Where a line in the listing below contains the word "this", copy that line.

** START DATASET EXCERPTS **

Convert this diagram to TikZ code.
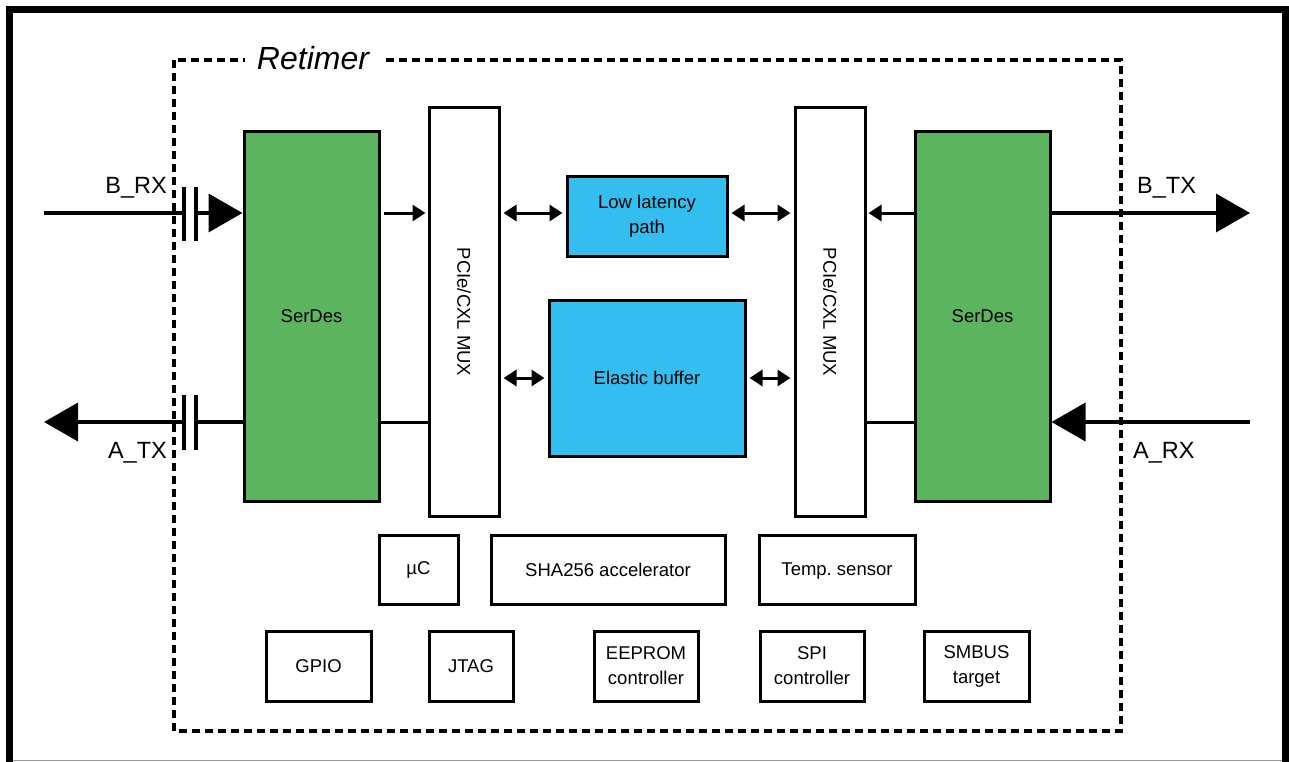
\documentclass[tikz,border=0pt]{standalone}
\usepackage{fontspec}
\setmainfont{Liberation Sans}
\usetikzlibrary{arrows.meta,calc}
\definecolor{sdgreen}{RGB}{93,180,94}
\definecolor{bufblue}{RGB}{52,190,240}
\begin{document}
\begin{tikzpicture}[x=1pt,y=-1pt,
  box/.style={draw=black,line width=3pt,inner sep=0pt,align=center,
    font=\fontsize{18.5}{25}\selectfont},
  serdes/.style={box,fill=sdgreen,minimum width=135pt,minimum height=369pt},
  muxbox/.style={box,fill=white,minimum width=70pt,minimum height=408pt},
  bluebox/.style={box,fill=bufblue},
  small/.style={box,minimum height=69pt},
  sig/.style={line width=3.8pt},
  bigtip/.style={-{Triangle[length=34pt,width=38pt]}},
  link/.style={line width=3pt,-{Triangle[length=13pt,width=16pt]},shorten >=2pt},
  dlink/.style={line width=3pt,{Triangle[length=13pt,width=16pt]}-{Triangle[length=13pt,width=16pt]},shorten >=3pt,shorten <=3pt},
  plate/.style={line width=3.8pt},
  lbl/.style={font=\fontsize{23.5}{28}\selectfont,inner sep=0pt}
]
\useasboundingbox (0,0) rectangle (1289,762);
% outer frame
\draw[line width=7pt] (9.5,762) -- (9.5,9.5) -- (1285.5,9.5) -- (1285.5,762);
\draw[line width=1.5pt,black!40] (13,760.5) -- (1282,760.5);
% retimer dashed box
\draw[line width=3.2pt,dash pattern=on 8pt off 5pt] (174,60) rectangle (1121,731);
\node[fill=white,inner xsep=12pt,inner ysep=2pt,font=\fontsize{32}{36}\selectfont\itshape] (title) at (313,58) {Retimer};

% main blocks
\node[serdes] (serL) at (311.5,316.5) {\raisebox{-2pt}{SerDes}};
\node[serdes] (serR) at (982.5,316.5) {\raisebox{-2pt}{SerDes}};
\node[muxbox] (muxL) at (464,312) {};
\node[muxbox] (muxR) at (830,312) {};
\node[rotate=-90,font=\fontsize{18.5}{25}\selectfont] (muxLt) at (muxL) {PCIe/CXL MUX};
\node[rotate=-90,font=\fontsize{18.5}{25}\selectfont] (muxRt) at (muxR) {PCIe/CXL MUX};
\node[bluebox,minimum width=160pt,minimum height=79pt] (low) at (647,216.5) {Low latency\\path};
\node[bluebox,minimum width=196pt,minimum height=156pt] (elastic) at (647,378) {Elastic buffer};

% small blocks
\node[small,minimum width=79pt] (uc) at (418.5,569.5) {µC};
\node[small,minimum width=234pt] (sha) at (608,569.5) {SHA256 accelerator};
\node[small,minimum width=156pt] (temp) at (837,569.5) {\raisebox{0pt}[\height][0pt]{Temp.\ sensor}};
\node[small,minimum width=105pt,minimum height=70pt] (gpio) at (318.5,666) {GPIO};
\node[small,minimum width=84pt,minimum height=70pt] (jtag) at (471,666) {JTAG};
\node[small,minimum width=104pt,minimum height=70pt] (eeprom) at (646,666) {EEPROM\\controller};
\node[small,minimum width=104pt,minimum height=70pt] (spi) at (812,666) {SPI\\controller};
\node[small,minimum width=105pt,minimum height=70pt] (smbus) at (976.5,666) {SMBUS\\target};

% rows
\coordinate (rowA) at (0,213);
\coordinate (rowB) at (0,422);
\coordinate (rowC) at (0,378);

% external signal ends
\coordinate (brxin) at (44,213);
\coordinate (atxout) at (44,422);
\coordinate (btxout) at (1250,213);
\coordinate (arxin) at (1250,422);
\coordinate (capA1) at (184,213);
\coordinate (capA2) at (196,213);
\coordinate (capB1) at (184,422);
\coordinate (capB2) at (196,422);

% B_RX with capacitor
\draw[sig] (brxin) -- (capA1);
\draw[plate] ($(capA1)+(0,-26)$) -- ($(capA1)+(0,28)$);
\draw[plate] ($(capA2)+(0,-26)$) -- ($(capA2)+(0,28)$);
\draw[sig,bigtip] (capA2) -- (serL.west |- rowA);
\node[lbl,anchor=east] (brx) at (167,188) {B\_RX};

% A_TX with capacitor
\draw[sig] (serL.west |- rowB) -- (capB2);
\draw[plate] ($(capB1)+(0,-27)$) -- ($(capB1)+(0,28)$);
\draw[plate] ($(capB2)+(0,-27)$) -- ($(capB2)+(0,28)$);
\draw[sig,bigtip] (capB1) -- (atxout);
\node[lbl,anchor=east] (atx) at (167,453) {A\_TX};

% B_TX
\draw[sig,bigtip] (serR.east |- rowA) -- (btxout);
\node[lbl,anchor=west] (btx) at (1137,188) {B\_TX};

% A_RX
\draw[sig,bigtip] (arxin) -- (serR.east |- rowB);
\node[lbl,anchor=west] (arx) at (1133,453) {A\_RX};

% internal links
\draw[link] (serL.east |- rowA) ++(3,0) -- (muxL.west |- rowA);
\draw[line width=3pt] (serL.east |- rowB) -- (muxL.west |- rowB);
\draw[link] (serR.west |- rowA) -- (muxR.east |- rowA);
\draw[line width=3pt] (serR.west |- rowB) -- (muxR.east |- rowB);
\draw[dlink] (muxL.east |- rowA) -- (low.west |- rowA);
\draw[dlink] (low.east |- rowA) -- (muxR.west |- rowA);
\draw[dlink] (muxL.east |- rowC) -- (elastic.west |- rowC);
\draw[dlink] (elastic.east |- rowC) -- (muxR.west |- rowC);
\end{tikzpicture}
\end{document}
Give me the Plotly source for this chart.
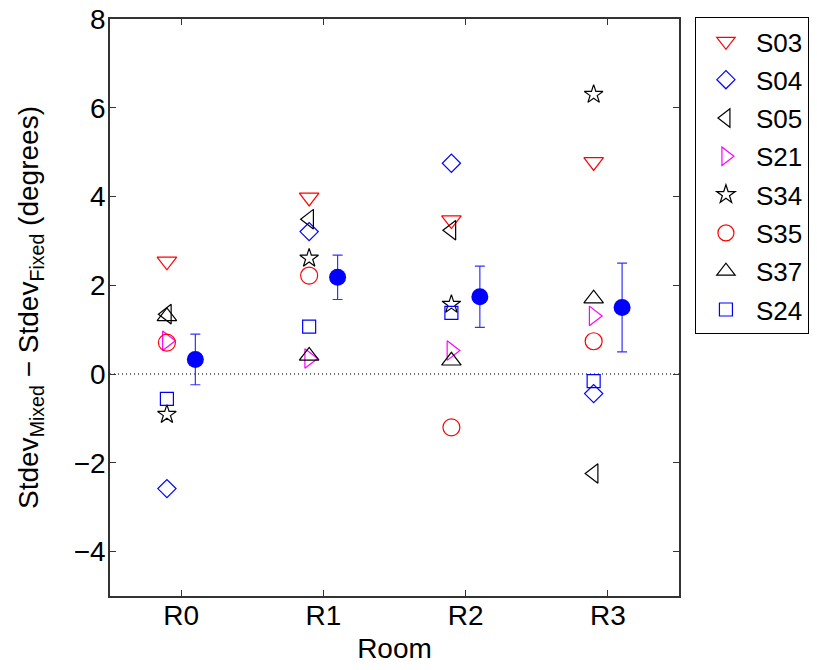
import plotly.graph_objects as go

rooms = ["R0", "R1", "R2", "R3"]
room_idx = [0, 1, 2, 3]

subjects = ["S03", "S04", "S05", "S21", "S34", "S35", "S37", "S24"]
values = {
    "S03": [2.54, 3.98, 3.47, 4.78],
    "S04": [-2.58, 3.21, 4.75, -0.44],
    "S05": [1.35, 3.49, 3.24, -2.24],
    "S21": [0.75, 0.35, 0.53, 1.31],
    "S34": [-0.91, 2.61, 1.57, 6.30],
    "S35": [0.71, 2.22, -1.20, 0.74],
    "S37": [1.30, 0.41, 0.30, 1.70],
    "S24": [-0.56, 1.07, 1.38, -0.16],
}
mean_vals = [0.33, 2.18, 1.74, 1.50]
err_vals = [0.57, 0.50, 0.69, 1.00]

symbols = {
    "S03": "triangle-down-open", "S04": "diamond-open", "S05": "triangle-left-open",
    "S21": "triangle-right-open", "S34": "star-open", "S35": "circle-open",
    "S37": "triangle-up-open", "S24": "square-open",
}
colors = {
    "S03": "#ff0000", "S04": "#0000ff", "S05": "#000000", "S21": "#ff00ff",
    "S34": "#000000", "S35": "#ff0000", "S37": "#000000", "S24": "#0000ff",
}
sizes = {
    "S03": 17, "S04": 14, "S05": 17, "S21": 17, "S34": 14, "S35": 17,
    "S37": 17, "S24": 13,
}

fig = go.Figure()

# zero dotted line
fig.add_trace(go.Scatter(x=[-0.5, 3.5], y=[0, 0], mode="lines",
                         line=dict(color="#444444", width=1.5, dash="1px,3px"),
                         showlegend=False, hoverinfo="skip"))

for s in subjects:
    fig.add_trace(go.Scatter(
        x=[r - 0.1 for r in room_idx], y=values[s], mode="markers", name=s,
        legendgroup=s,
        marker=dict(symbol=symbols[s], size=sizes[s], color=colors[s],
                    line=dict(width=1.2, color=colors[s])),
    ))

fig.add_trace(go.Scatter(
    x=[r + 0.1 for r in room_idx], y=mean_vals, mode="markers", showlegend=False,
    marker=dict(symbol="circle", size=17, color="#0000ff"),
    error_y=dict(type="data", array=err_vals, visible=True, color="#3333ff",
                 thickness=1.2, width=5),
))

fig.update_layout(
    width=817, height=670,
    margin=dict(l=102, r=146, t=11, b=82, autoexpand=False),
    paper_bgcolor="white", plot_bgcolor="white",
    font=dict(family="Liberation Sans, Arial, sans-serif", size=28, color="black"),
    xaxis=dict(range=[-0.5, 3.5], tickvals=room_idx, ticktext=rooms,
               ticks="inside", ticklen=6, tickcolor="#333333", mirror="ticks",
               showline=True, linecolor="#333333", linewidth=1.5,
               showgrid=False, zeroline=False, ticklabelstandoff=-6,
               ticklabeloverflow="allow",
               tickfont=dict(size=28),
               title=dict(text="Room", standoff=8, font=dict(size=28))),
    yaxis=dict(range=[-5, 8], tickvals=[-4, -2, 0, 2, 4, 6, 8],
               ticks="inside", ticklen=6, tickcolor="#333333", mirror="ticks",
               showline=True, linecolor="#333333", linewidth=1.5,
               showgrid=False, zeroline=False, ticklabelstandoff=-3,
               ticklabeloverflow="allow",
               tickfont=dict(size=28),
               title=dict(text="Stdev<sub>Mixed</sub> \u2212 Stdev<sub>Fixed</sub> (degrees)",
                          standoff=27, font=dict(size=28))),
    legend=dict(x=1.028, y=1.0035, xanchor="left", yanchor="top",
                bordercolor="black", borderwidth=1, bgcolor="white",
                font=dict(size=26), tracegroupgap=1.5, itemwidth=50),
    showlegend=True,
)

fig.write_html("out.html")
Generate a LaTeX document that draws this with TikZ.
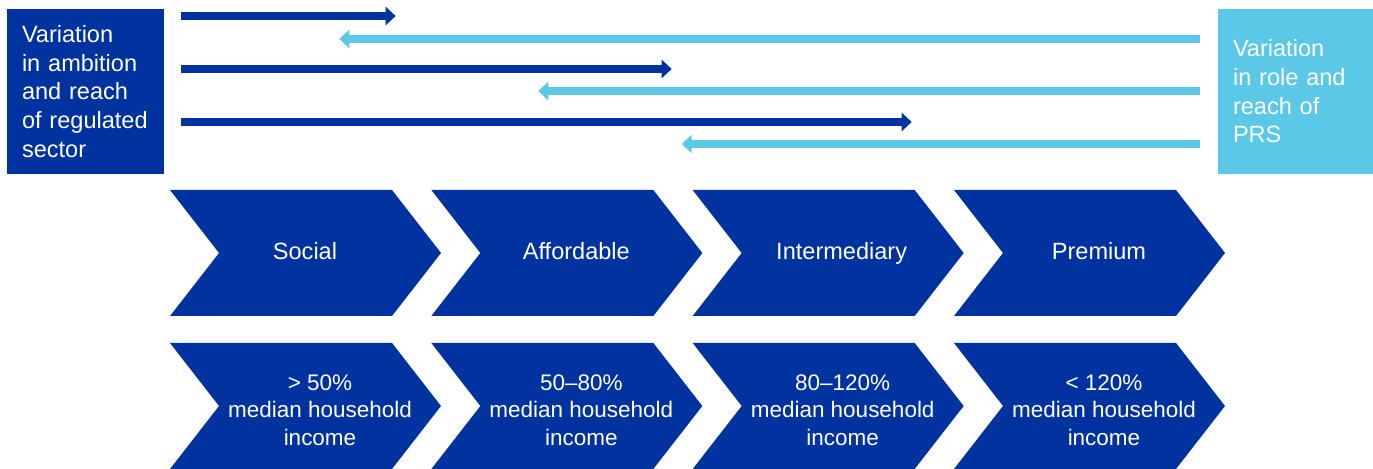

** END DATASET EXCERPTS **

REPLY TO THE EXERCISE:
Convert this diagram to TikZ code.
Give me the Plotly source for this chart.
Generate a LaTeX document that draws this with TikZ.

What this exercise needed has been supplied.